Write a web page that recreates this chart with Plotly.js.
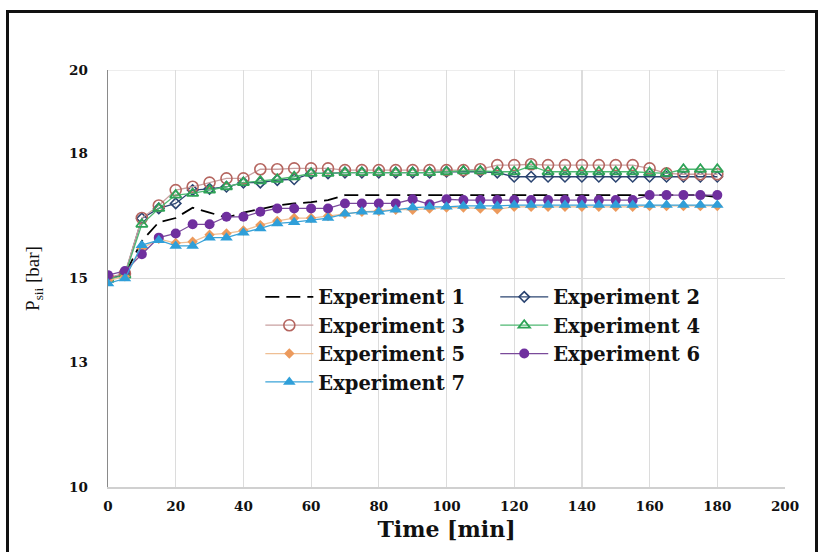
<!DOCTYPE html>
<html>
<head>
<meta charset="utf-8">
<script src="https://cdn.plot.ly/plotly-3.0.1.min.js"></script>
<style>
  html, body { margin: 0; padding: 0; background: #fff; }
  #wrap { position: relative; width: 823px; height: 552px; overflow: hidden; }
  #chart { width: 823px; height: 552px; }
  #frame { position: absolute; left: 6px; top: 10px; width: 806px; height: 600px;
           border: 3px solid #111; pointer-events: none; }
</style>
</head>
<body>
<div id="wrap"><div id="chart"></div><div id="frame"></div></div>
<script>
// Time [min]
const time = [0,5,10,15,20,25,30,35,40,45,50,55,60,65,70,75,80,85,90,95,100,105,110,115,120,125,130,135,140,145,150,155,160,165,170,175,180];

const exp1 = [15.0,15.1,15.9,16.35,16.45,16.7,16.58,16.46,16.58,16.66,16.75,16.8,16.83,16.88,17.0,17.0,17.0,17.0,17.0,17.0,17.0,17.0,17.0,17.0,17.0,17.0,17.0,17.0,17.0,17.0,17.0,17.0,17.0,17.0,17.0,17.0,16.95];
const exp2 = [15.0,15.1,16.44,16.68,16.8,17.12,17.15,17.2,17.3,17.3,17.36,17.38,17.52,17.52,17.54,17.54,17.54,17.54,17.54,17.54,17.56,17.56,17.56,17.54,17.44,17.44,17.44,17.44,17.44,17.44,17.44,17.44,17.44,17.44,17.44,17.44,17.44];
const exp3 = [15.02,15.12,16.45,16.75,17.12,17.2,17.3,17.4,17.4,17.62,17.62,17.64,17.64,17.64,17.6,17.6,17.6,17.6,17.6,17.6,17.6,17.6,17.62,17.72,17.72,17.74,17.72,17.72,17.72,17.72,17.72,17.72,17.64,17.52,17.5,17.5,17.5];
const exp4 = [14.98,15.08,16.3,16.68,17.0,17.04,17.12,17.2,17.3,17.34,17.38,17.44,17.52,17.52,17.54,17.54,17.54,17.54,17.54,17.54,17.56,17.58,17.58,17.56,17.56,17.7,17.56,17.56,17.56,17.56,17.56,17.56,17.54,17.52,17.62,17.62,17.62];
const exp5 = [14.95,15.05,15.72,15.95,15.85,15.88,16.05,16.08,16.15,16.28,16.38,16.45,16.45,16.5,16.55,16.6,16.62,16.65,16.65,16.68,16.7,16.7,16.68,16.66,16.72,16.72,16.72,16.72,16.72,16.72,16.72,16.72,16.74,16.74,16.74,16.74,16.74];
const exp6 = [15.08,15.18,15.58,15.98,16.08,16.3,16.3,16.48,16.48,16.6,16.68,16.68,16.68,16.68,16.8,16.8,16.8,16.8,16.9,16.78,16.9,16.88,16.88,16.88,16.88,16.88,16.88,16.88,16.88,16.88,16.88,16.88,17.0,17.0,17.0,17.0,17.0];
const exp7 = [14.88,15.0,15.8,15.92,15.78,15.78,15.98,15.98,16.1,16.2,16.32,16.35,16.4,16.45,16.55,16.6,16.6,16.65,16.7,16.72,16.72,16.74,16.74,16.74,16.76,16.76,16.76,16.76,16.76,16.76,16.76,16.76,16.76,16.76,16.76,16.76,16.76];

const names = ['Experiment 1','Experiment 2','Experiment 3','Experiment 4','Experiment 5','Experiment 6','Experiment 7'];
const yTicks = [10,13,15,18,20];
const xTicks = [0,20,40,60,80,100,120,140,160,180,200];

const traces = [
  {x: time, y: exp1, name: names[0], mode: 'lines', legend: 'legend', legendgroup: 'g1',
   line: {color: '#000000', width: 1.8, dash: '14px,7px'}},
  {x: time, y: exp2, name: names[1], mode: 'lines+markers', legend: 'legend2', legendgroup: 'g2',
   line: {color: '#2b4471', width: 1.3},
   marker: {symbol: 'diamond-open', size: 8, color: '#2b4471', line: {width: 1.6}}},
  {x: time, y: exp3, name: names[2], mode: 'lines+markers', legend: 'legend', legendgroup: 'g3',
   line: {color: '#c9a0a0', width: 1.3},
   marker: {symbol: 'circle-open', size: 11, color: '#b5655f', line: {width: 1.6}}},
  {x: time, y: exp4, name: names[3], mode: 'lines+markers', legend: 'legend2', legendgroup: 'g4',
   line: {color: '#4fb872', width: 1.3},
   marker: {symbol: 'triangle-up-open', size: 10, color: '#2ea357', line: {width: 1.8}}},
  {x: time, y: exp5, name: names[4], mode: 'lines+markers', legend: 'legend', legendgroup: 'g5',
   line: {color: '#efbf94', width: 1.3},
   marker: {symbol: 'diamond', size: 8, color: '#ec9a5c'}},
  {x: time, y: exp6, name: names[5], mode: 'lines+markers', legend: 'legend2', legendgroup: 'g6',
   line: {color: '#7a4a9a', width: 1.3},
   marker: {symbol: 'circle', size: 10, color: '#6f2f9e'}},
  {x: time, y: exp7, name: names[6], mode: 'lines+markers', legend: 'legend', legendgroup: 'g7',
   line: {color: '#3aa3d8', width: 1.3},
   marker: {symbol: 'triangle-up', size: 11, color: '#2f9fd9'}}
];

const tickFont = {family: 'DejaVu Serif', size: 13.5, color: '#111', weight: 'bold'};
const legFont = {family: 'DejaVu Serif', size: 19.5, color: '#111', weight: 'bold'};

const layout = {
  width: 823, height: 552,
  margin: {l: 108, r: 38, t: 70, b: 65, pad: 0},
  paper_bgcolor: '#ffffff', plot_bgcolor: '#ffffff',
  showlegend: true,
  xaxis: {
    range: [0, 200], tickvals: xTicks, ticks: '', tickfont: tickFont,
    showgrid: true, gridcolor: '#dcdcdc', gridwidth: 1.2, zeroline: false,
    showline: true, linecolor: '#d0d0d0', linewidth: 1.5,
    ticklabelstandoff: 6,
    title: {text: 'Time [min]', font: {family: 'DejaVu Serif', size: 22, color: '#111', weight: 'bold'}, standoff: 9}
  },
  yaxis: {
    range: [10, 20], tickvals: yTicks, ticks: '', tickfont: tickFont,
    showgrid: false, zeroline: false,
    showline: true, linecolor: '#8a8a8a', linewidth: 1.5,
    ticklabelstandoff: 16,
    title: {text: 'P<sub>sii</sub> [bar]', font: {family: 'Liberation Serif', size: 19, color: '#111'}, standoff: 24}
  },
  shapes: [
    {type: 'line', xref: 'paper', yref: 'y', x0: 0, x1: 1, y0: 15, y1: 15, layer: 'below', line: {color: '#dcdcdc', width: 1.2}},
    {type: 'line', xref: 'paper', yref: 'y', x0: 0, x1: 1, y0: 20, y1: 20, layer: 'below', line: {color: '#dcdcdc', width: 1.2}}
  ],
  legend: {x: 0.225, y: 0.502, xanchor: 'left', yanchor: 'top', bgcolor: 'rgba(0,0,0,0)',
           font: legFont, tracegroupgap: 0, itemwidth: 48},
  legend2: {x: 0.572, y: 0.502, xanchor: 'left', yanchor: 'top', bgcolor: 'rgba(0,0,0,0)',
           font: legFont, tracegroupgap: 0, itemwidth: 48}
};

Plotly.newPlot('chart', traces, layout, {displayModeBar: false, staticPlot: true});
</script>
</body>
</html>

++++++

**STATED TASK**. Except for the pictures, print the data above exactly.

**RESPONSE BELOW**.
Write a web page that recreates this chart with Plotly.js.
<!DOCTYPE html>
<html>
<head>
<meta charset="utf-8">
<script src="https://cdn.plot.ly/plotly-3.0.1.min.js"></script>
<style>
  html, body { margin: 0; padding: 0; background: #fff; }
  #wrap { position: relative; width: 823px; height: 552px; overflow: hidden; }
  #chart { width: 823px; height: 552px; }
  #frame { position: absolute; left: 6px; top: 10px; width: 806px; height: 600px;
           border: 3px solid #111; pointer-events: none; }
</style>
</head>
<body>
<div id="wrap"><div id="chart"></div><div id="frame"></div></div>
<script>
// Time [min]
const time = [0,5,10,15,20,25,30,35,40,45,50,55,60,65,70,75,80,85,90,95,100,105,110,115,120,125,130,135,140,145,150,155,160,165,170,175,180];

const exp1 = [15.0,15.1,15.9,16.35,16.45,16.7,16.58,16.46,16.58,16.66,16.75,16.8,16.83,16.88,17.0,17.0,17.0,17.0,17.0,17.0,17.0,17.0,17.0,17.0,17.0,17.0,17.0,17.0,17.0,17.0,17.0,17.0,17.0,17.0,17.0,17.0,16.95];
const exp2 = [15.0,15.1,16.44,16.68,16.8,17.12,17.15,17.2,17.3,17.3,17.36,17.38,17.52,17.52,17.54,17.54,17.54,17.54,17.54,17.54,17.56,17.56,17.56,17.54,17.44,17.44,17.44,17.44,17.44,17.44,17.44,17.44,17.44,17.44,17.44,17.44,17.44];
const exp3 = [15.02,15.12,16.45,16.75,17.12,17.2,17.3,17.4,17.4,17.62,17.62,17.64,17.64,17.64,17.6,17.6,17.6,17.6,17.6,17.6,17.6,17.6,17.62,17.72,17.72,17.74,17.72,17.72,17.72,17.72,17.72,17.72,17.64,17.52,17.5,17.5,17.5];
const exp4 = [14.98,15.08,16.3,16.68,17.0,17.04,17.12,17.2,17.3,17.34,17.38,17.44,17.52,17.52,17.54,17.54,17.54,17.54,17.54,17.54,17.56,17.58,17.58,17.56,17.56,17.7,17.56,17.56,17.56,17.56,17.56,17.56,17.54,17.52,17.62,17.62,17.62];
const exp5 = [14.95,15.05,15.72,15.95,15.85,15.88,16.05,16.08,16.15,16.28,16.38,16.45,16.45,16.5,16.55,16.6,16.62,16.65,16.65,16.68,16.7,16.7,16.68,16.66,16.72,16.72,16.72,16.72,16.72,16.72,16.72,16.72,16.74,16.74,16.74,16.74,16.74];
const exp6 = [15.08,15.18,15.58,15.98,16.08,16.3,16.3,16.48,16.48,16.6,16.68,16.68,16.68,16.68,16.8,16.8,16.8,16.8,16.9,16.78,16.9,16.88,16.88,16.88,16.88,16.88,16.88,16.88,16.88,16.88,16.88,16.88,17.0,17.0,17.0,17.0,17.0];
const exp7 = [14.88,15.0,15.8,15.92,15.78,15.78,15.98,15.98,16.1,16.2,16.32,16.35,16.4,16.45,16.55,16.6,16.6,16.65,16.7,16.72,16.72,16.74,16.74,16.74,16.76,16.76,16.76,16.76,16.76,16.76,16.76,16.76,16.76,16.76,16.76,16.76,16.76];

const names = ['Experiment 1','Experiment 2','Experiment 3','Experiment 4','Experiment 5','Experiment 6','Experiment 7'];
const yTicks = [10,13,15,18,20];
const xTicks = [0,20,40,60,80,100,120,140,160,180,200];

const traces = [
  {x: time, y: exp1, name: names[0], mode: 'lines', legend: 'legend', legendgroup: 'g1',
   line: {color: '#000000', width: 1.8, dash: '14px,7px'}},
  {x: time, y: exp2, name: names[1], mode: 'lines+markers', legend: 'legend2', legendgroup: 'g2',
   line: {color: '#2b4471', width: 1.3},
   marker: {symbol: 'diamond-open', size: 8, color: '#2b4471', line: {width: 1.6}}},
  {x: time, y: exp3, name: names[2], mode: 'lines+markers', legend: 'legend', legendgroup: 'g3',
   line: {color: '#c9a0a0', width: 1.3},
   marker: {symbol: 'circle-open', size: 11, color: '#b5655f', line: {width: 1.6}}},
  {x: time, y: exp4, name: names[3], mode: 'lines+markers', legend: 'legend2', legendgroup: 'g4',
   line: {color: '#4fb872', width: 1.3},
   marker: {symbol: 'triangle-up-open', size: 10, color: '#2ea357', line: {width: 1.8}}},
  {x: time, y: exp5, name: names[4], mode: 'lines+markers', legend: 'legend', legendgroup: 'g5',
   line: {color: '#efbf94', width: 1.3},
   marker: {symbol: 'diamond', size: 8, color: '#ec9a5c'}},
  {x: time, y: exp6, name: names[5], mode: 'lines+markers', legend: 'legend2', legendgroup: 'g6',
   line: {color: '#7a4a9a', width: 1.3},
   marker: {symbol: 'circle', size: 10, color: '#6f2f9e'}},
  {x: time, y: exp7, name: names[6], mode: 'lines+markers', legend: 'legend', legendgroup: 'g7',
   line: {color: '#3aa3d8', width: 1.3},
   marker: {symbol: 'triangle-up', size: 11, color: '#2f9fd9'}}
];

const tickFont = {family: 'DejaVu Serif', size: 13.5, color: '#111', weight: 'bold'};
const legFont = {family: 'DejaVu Serif', size: 19.5, color: '#111', weight: 'bold'};

const layout = {
  width: 823, height: 552,
  margin: {l: 108, r: 38, t: 70, b: 65, pad: 0},
  paper_bgcolor: '#ffffff', plot_bgcolor: '#ffffff',
  showlegend: true,
  xaxis: {
    range: [0, 200], tickvals: xTicks, ticks: '', tickfont: tickFont,
    showgrid: true, gridcolor: '#dcdcdc', gridwidth: 1.2, zeroline: false,
    showline: true, linecolor: '#d0d0d0', linewidth: 1.5,
    ticklabelstandoff: 6,
    title: {text: 'Time [min]', font: {family: 'DejaVu Serif', size: 22, color: '#111', weight: 'bold'}, standoff: 9}
  },
  yaxis: {
    range: [10, 20], tickvals: yTicks, ticks: '', tickfont: tickFont,
    showgrid: false, zeroline: false,
    showline: true, linecolor: '#8a8a8a', linewidth: 1.5,
    ticklabelstandoff: 16,
    title: {text: 'P<sub>sii</sub> [bar]', font: {family: 'Liberation Serif', size: 19, color: '#111'}, standoff: 24}
  },
  shapes: [
    {type: 'line', xref: 'paper', yref: 'y', x0: 0, x1: 1, y0: 15, y1: 15, layer: 'below', line: {color: '#dcdcdc', width: 1.2}},
    {type: 'line', xref: 'paper', yref: 'y', x0: 0, x1: 1, y0: 20, y1: 20, layer: 'below', line: {color: '#dcdcdc', width: 1.2}}
  ],
  legend: {x: 0.225, y: 0.502, xanchor: 'left', yanchor: 'top', bgcolor: 'rgba(0,0,0,0)',
           font: legFont, tracegroupgap: 0, itemwidth: 48},
  legend2: {x: 0.572, y: 0.502, xanchor: 'left', yanchor: 'top', bgcolor: 'rgba(0,0,0,0)',
           font: legFont, tracegroupgap: 0, itemwidth: 48}
};

Plotly.newPlot('chart', traces, layout, {displayModeBar: false, staticPlot: true});
</script>
</body>
</html>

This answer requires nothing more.